Но что он мог со мной сделать? Если б меня, допустим, в сторону уголовщины понесло, отправили бы в колонию — и дело с концом. Но я-то хорошист! Знаменосец, спортсмен. . . И все-таки директор вызвал после «брежневского доклада» и строго сказал: «Если в конце учебного года не заберешь документы и не уйдешь из школы, то десятый класс (тогда мы учились десять лет), обещаю, закончишь со справкой по поведению». Это означало, что не выдадут аттестат.
Много лет спустя одна из моих одноклассниц — она устроилась завучем в нашу школу — смеясь поведала: «Когда о тебе заходит речь в учительской, все принимаются говорить, каким же ты был классным. Причем даже те педагоги, которые тебя недолюбливали. Ты стал гордостью школы».
— Куда подались после восьмого класса?
— Спорт как будущую профессию сразу отмел, поскольку занимался больше для себя — воспитывал характер. Думал поступать в строительный. Тем более что по черчению имел пятерку. В детстве приходил к маме в проектную контору, подружился с архитекторами, те каждый раз радовались моему появлению: «О, Лешка! Иди сюда, будем дома рисовать!»

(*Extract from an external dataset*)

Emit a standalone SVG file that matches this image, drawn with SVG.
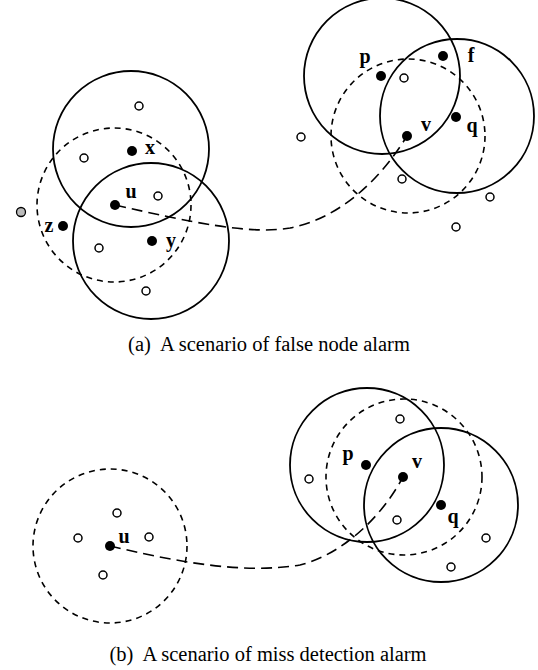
<svg xmlns="http://www.w3.org/2000/svg" width="538" height="670" viewBox="0 0 538 670">
<style>
.rng{fill:none;stroke:#000;stroke-width:1.8}
.drng{fill:none;stroke:#000;stroke-width:1.6;stroke-dasharray:6,5}
.conn{fill:none;stroke:#000;stroke-width:1.6;stroke-dasharray:11,6}
.dot{fill:#000}
.open{fill:#fff;stroke:#000;stroke-width:1.5}
.gray{fill:#bbb;stroke:#000;stroke-width:1.3}
.lbl{font-family:"Liberation Serif",serif;font-weight:bold;font-size:20px;text-anchor:middle}
.cap{font-family:"Liberation Serif",serif;font-size:20.5px;text-anchor:middle}
</style>
<rect width="538" height="670" fill="#fff"/>
<g id="ranges-a">
<circle class="rng" cx="131" cy="149" r="78"/>
<circle class="rng" cx="151" cy="241" r="78"/>
<circle class="drng" cx="114" cy="205" r="77"/>
<circle class="rng" cx="382" cy="76" r="78"/>
<circle class="rng" cx="457" cy="116" r="77"/>
<circle class="drng" cx="408" cy="136" r="77"/>
</g>
<g id="connectors">
<path class="conn" d="M115,205 C190,222 250,235 290,228 C340,218 380,180 407,136"/>
<path class="conn" d="M110,546 C170,560 240,575 300,565 C340,555 380,520 403,477"/>
</g>
<g id="others-a">
<circle class="open" cx="139" cy="106" r="4"/>
<circle class="open" cx="84" cy="158" r="4"/>
<circle class="open" cx="158" cy="196" r="4"/>
<circle class="open" cx="99" cy="248" r="4"/>
<circle class="open" cx="146" cy="291" r="4"/>
<circle class="gray" cx="21" cy="212" r="4.5"/>
<circle class="open" cx="404" cy="78" r="4"/>
<circle class="open" cx="301" cy="137" r="4"/>
<circle class="open" cx="402" cy="179" r="4"/>
<circle class="open" cx="490" cy="197" r="4"/>
<circle class="open" cx="456" cy="227" r="4"/>
</g>
<g id="node-x"><circle class="dot" cx="132" cy="151" r="5"/><text class="lbl" x="150" y="154">x</text></g>
<g id="node-u-a"><circle class="dot" cx="115" cy="205" r="5"/><text class="lbl" x="131" y="198">u</text></g>
<g id="node-z"><circle class="dot" cx="63" cy="226" r="5"/><text class="lbl" x="49" y="232">z</text></g>
<g id="node-y"><circle class="dot" cx="152" cy="241" r="5"/><text class="lbl" x="171" y="247">y</text></g>
<g id="node-p-a"><circle class="dot" cx="381" cy="76" r="5"/><text class="lbl" x="365" y="63">p</text></g>
<g id="node-f"><circle class="dot" cx="443" cy="56" r="5"/><text class="lbl" x="471" y="62">f</text></g>
<g id="node-q-a"><circle class="dot" cx="456" cy="117" r="5"/><text class="lbl" x="472" y="132">q</text></g>
<g id="node-v-a"><circle class="dot" cx="407" cy="136" r="5"/><text class="lbl" x="426" y="131">v</text></g>
<text class="cap" x="269" y="351" xml:space="preserve">(a)  A scenario of false node alarm</text>
<g id="ranges-b">
<circle class="drng" cx="110" cy="546" r="77"/>
<circle class="rng" cx="367" cy="465" r="77"/>
<circle class="rng" cx="441" cy="505" r="77"/>
<circle class="drng" cx="404" cy="477" r="78"/>
</g>
<g id="others-b">
<circle class="open" cx="117" cy="513" r="4"/>
<circle class="open" cx="78" cy="538" r="4"/>
<circle class="open" cx="149" cy="537" r="4"/>
<circle class="open" cx="103" cy="575" r="4"/>
<circle class="open" cx="400" cy="419" r="4"/>
<circle class="open" cx="309" cy="479" r="4"/>
<circle class="open" cx="397" cy="520" r="4"/>
<circle class="open" cx="486" cy="538" r="4"/>
<circle class="open" cx="451" cy="567" r="4"/>
</g>
<g id="node-u-b"><circle class="dot" cx="110" cy="546" r="5"/><text class="lbl" x="124" y="543">u</text></g>
<g id="node-p-b"><circle class="dot" cx="366" cy="465" r="5"/><text class="lbl" x="348" y="460">p</text></g>
<g id="node-v-b"><circle class="dot" cx="403" cy="477" r="5"/><text class="lbl" x="417" y="468">v</text></g>
<g id="node-q-b"><circle class="dot" cx="441" cy="505" r="5"/><text class="lbl" x="453" y="523">q</text></g>
<text class="cap" x="268" y="661" xml:space="preserve">(b)  A scenario of miss detection alarm</text>
</svg>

Но судьба распорядилась иначе. Был у меня приятель годом старше, ездили вместе на турслеты, и вдруг куда-то исчез. Случайно сталкиваемся на улице, спрашиваю:
— Ты где?
— В Ростове-на-Дону. Училище искусств, театральное отделение. Артистом буду.
— А чему там учат?
Он стал перечислять: мастерство актера, сценречь, танец, вокал, фехтование... Думаю: как интересно! Решил тоже туда поступить. Поехал. Конкурс — человек триста, а мест всего двадцать. На прослушивание абитуриентов заводили по десять человек. Объявляют фамилии, и среди них — моя. В первой десятке. Захожу, сажусь возле двери, решил: послушаю, как другие читают, если пойму, что ловить нечего, потихонечку уйду. Тут педагог, набиравший курс, говорит: «Пожалуй, от двери и начнем. Молодой человек, у вас что?»